_WHAT THE EXERCISE ASKS:_ Omit every picture and return the rest of the data unaltered.

## BEGIN GIVEN INFORMATION

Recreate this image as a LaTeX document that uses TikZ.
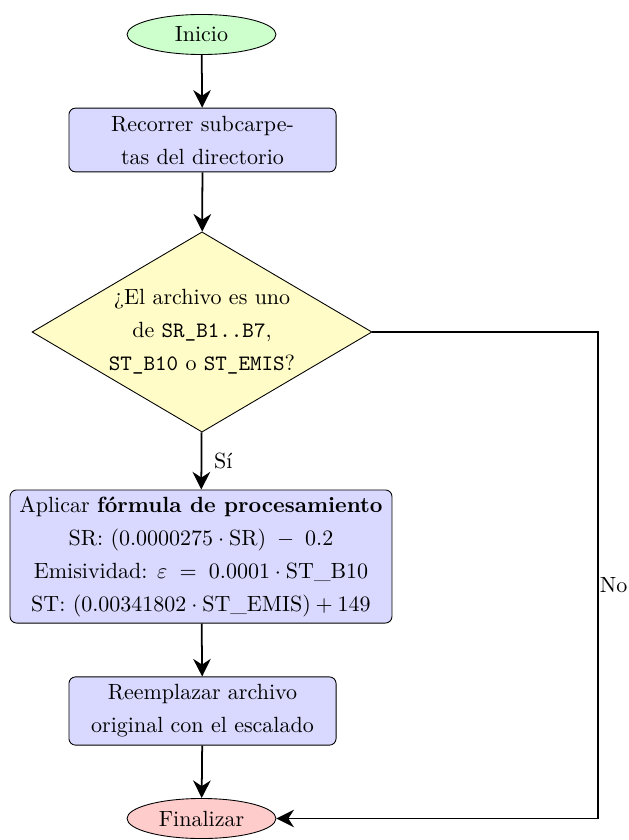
\documentclass[tikz,border=0pt]{standalone}
\usetikzlibrary{shapes.geometric,arrows.meta}
\begin{document}
\begin{tikzpicture}[x={(0.4545pt,0)},y={(0,-0.4545pt)},
  every node/.style={font=\fontsize{10}{15}\selectfont},
  term/.style={ellipse,draw,inner sep=0pt,minimum width=67.7pt,minimum height=18.2pt},
  procbox/.style={rectangle,rounded corners=3pt,draw,fill=blue!15,align=center,inner sep=2pt},
  decbox/.style={diamond,draw,fill=yellow!22,align=center,inner sep=0pt,shape aspect=1.7,minimum width=154.5pt,minimum height=91pt},
  flow/.style={thick,-{Stealth[length=8pt,width=8pt]}}]
\useasboundingbox (0,0) rectangle (628,840);
\node[term,fill=green!20] (start) at (201.5,34.5) {Inicio};
\node[procbox,minimum width=121.4pt,minimum height=29pt] (walk) at (202.5,140) {Recorrer subcarpe-\\tas del directorio};
\node[decbox] (dec) at (202,332) {¿El archivo es uno\\de \texttt{SR\_B1..B7},\\\texttt{ST\_B10} o \texttt{ST\_EMIS}?};
\node[procbox,minimum width=173.6pt,minimum height=60.5pt] (apply) at (201,556.5) {Aplicar \textbf{fórmula de procesamiento}\\
SR: $(0.0000275\cdot\mathrm{SR})\;-\;0.2$\\
Emisividad: $\varepsilon\;=\;0.0001\cdot{}$ST\_B10\\
ST: $(0.00341802\cdot{}$ST\_EMIS$)+149$};
\node[procbox,minimum width=121.4pt,minimum height=31pt] (repl) at (202.5,711) {Reemplazar archivo\\original con el escalado};
\node[term,fill=red!20] (stop) at (201.5,818.5) {Finalizar};
\coordinate (corner1) at (598,332);
\coordinate (corner2) at (598,818.5);
\draw[flow] (start) -- (walk);
\draw[flow] (walk) -- (dec);
\draw[flow] (dec) -- node[right,pos=0.5,xshift=2pt] (si) {Sí} (apply);
\draw[flow] (apply) -- (repl);
\draw[flow] (repl) -- (stop);
\draw[flow] (dec.east) -- (corner1) -- node[right,pos=0.52,inner sep=0.5pt] (no) {No} (corner2) -- (stop.east);
\end{tikzpicture}
\end{document}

## END GIVEN INFORMATION

_SOLVED PROBLEM:_
Recreate this image as a LaTeX document that uses TikZ.
\documentclass[tikz,border=0pt]{standalone}
\usetikzlibrary{shapes.geometric,arrows.meta}
\begin{document}
\begin{tikzpicture}[x={(0.4545pt,0)},y={(0,-0.4545pt)},
  every node/.style={font=\fontsize{10}{15}\selectfont},
  term/.style={ellipse,draw,inner sep=0pt,minimum width=67.7pt,minimum height=18.2pt},
  procbox/.style={rectangle,rounded corners=3pt,draw,fill=blue!15,align=center,inner sep=2pt},
  decbox/.style={diamond,draw,fill=yellow!22,align=center,inner sep=0pt,shape aspect=1.7,minimum width=154.5pt,minimum height=91pt},
  flow/.style={thick,-{Stealth[length=8pt,width=8pt]}}]
\useasboundingbox (0,0) rectangle (628,840);
\node[term,fill=green!20] (start) at (201.5,34.5) {Inicio};
\node[procbox,minimum width=121.4pt,minimum height=29pt] (walk) at (202.5,140) {Recorrer subcarpe-\\tas del directorio};
\node[decbox] (dec) at (202,332) {¿El archivo es uno\\de \texttt{SR\_B1..B7},\\\texttt{ST\_B10} o \texttt{ST\_EMIS}?};
\node[procbox,minimum width=173.6pt,minimum height=60.5pt] (apply) at (201,556.5) {Aplicar \textbf{fórmula de procesamiento}\\
SR: $(0.0000275\cdot\mathrm{SR})\;-\;0.2$\\
Emisividad: $\varepsilon\;=\;0.0001\cdot{}$ST\_B10\\
ST: $(0.00341802\cdot{}$ST\_EMIS$)+149$};
\node[procbox,minimum width=121.4pt,minimum height=31pt] (repl) at (202.5,711) {Reemplazar archivo\\original con el escalado};
\node[term,fill=red!20] (stop) at (201.5,818.5) {Finalizar};
\coordinate (corner1) at (598,332);
\coordinate (corner2) at (598,818.5);
\draw[flow] (start) -- (walk);
\draw[flow] (walk) -- (dec);
\draw[flow] (dec) -- node[right,pos=0.5,xshift=2pt] (si) {Sí} (apply);
\draw[flow] (apply) -- (repl);
\draw[flow] (repl) -- (stop);
\draw[flow] (dec.east) -- (corner1) -- node[right,pos=0.52,inner sep=0.5pt] (no) {No} (corner2) -- (stop.east);
\end{tikzpicture}
\end{document}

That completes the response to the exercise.